Invece, scatta qualcosa una sorta di voyeurismo morboso, un antichissimo “mors tua vita mea” che impedisce di avere rispetto, che pretende dettagli macabri, vuole vedere il sangue e appendere l’assassino all’albero più alto. La gente sarebbe già abbastanza cattiva di suo, senza essere istigata da giornali che, come sciacalli, spolpano la storia e ne fanno dieci mille articoli acchiappa-click, che guadagnano le loro ricchezze (eh sì, la visibilità è merce, i vostri click valgono milioni) sulla pelle dei morti, sulla disperazione dei sopravvissuti. Parte un processo mediatico senza appello, che mette sulla sedia elettrica un ragazzo che ha commesso un grave errore proprio nello stesso momento in cui Gaia e Camilla avevano deciso di correre un rischio (si guardano per un nanosecondo attraverso il parabrezza, ciascuno con gli occhi sgranati di fronte all’enormità del proprio sbaglio, come gatti accecati dai fari). Le colpe andranno accertate dai rilievi scientifici, in un tribunale imparziale che applichi leggi giuste, non certo per strada o al bar prendendo per veri i titoloni dei quotidiani spesso smentiti due righe dopo, nello stesso articolo.

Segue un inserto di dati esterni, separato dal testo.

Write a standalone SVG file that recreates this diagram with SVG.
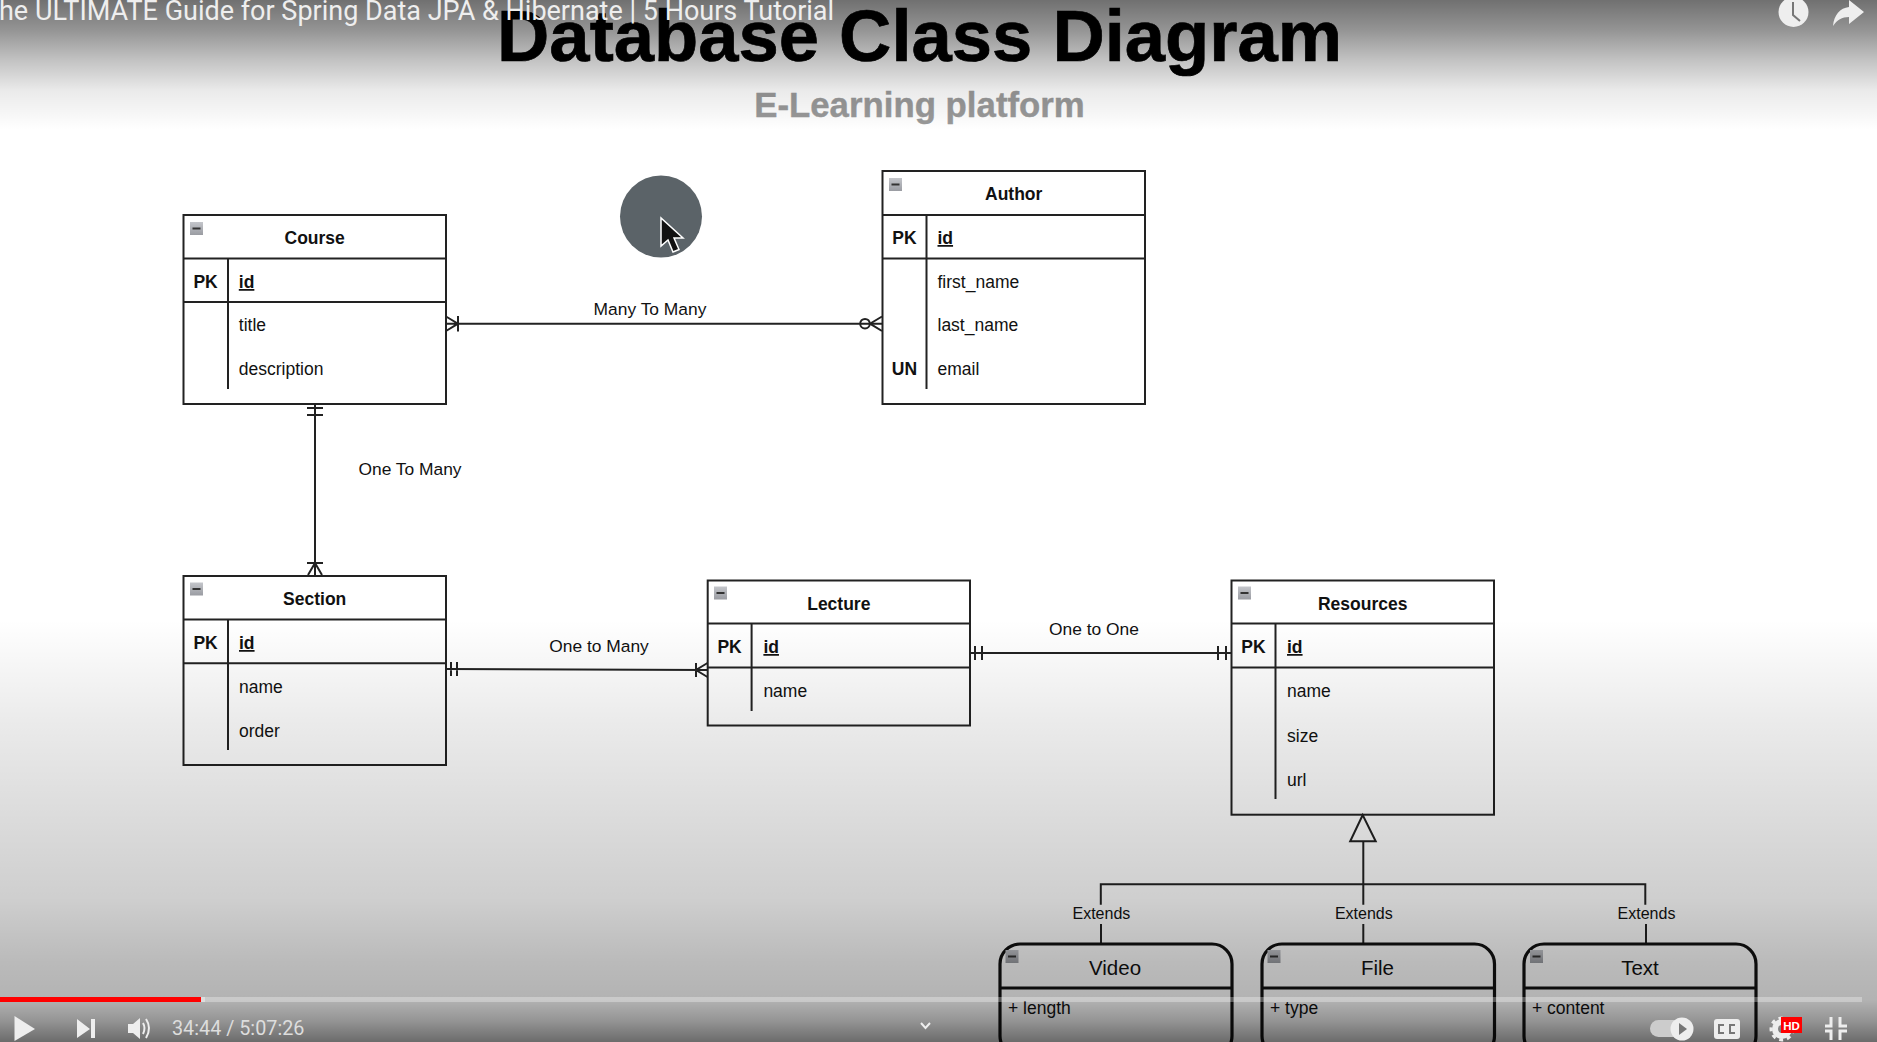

I calcoli non ammettono sviste né eccezioni. Chi ha fatto un errore lo paga, sempre. Siamo stati tutti almeno una volta colpevoli e sappiamo che il prezzo è alto e non sempre equo. A volte viene incassato tutto e subito, altre non basta una vita intera. Qualcuno trova forza in Dio, qualcuno la cerca in una sentenza, nell’applicazione delle regole, ma si può ricominciare a vivere soltanto nel momento in cui si ottiene il perdono di chi abbiamo offeso, ma ancor di più quando noi siamo in grado di perdonare noi stessi. La vera libertà dal peso enorme di un errore viene da dentro di noi, dall’accettazione che la matematica e Dio, forse, sono la stessa cosa.

Auguro ai nostri lettori un anno pieno zeppo di errori riparabili, di curiosità verso l’ignoto con uno zaino pieno di libri, di colpi di testa coi piedi per terra e anche della grandissima fortuna di sentirsi perdonati.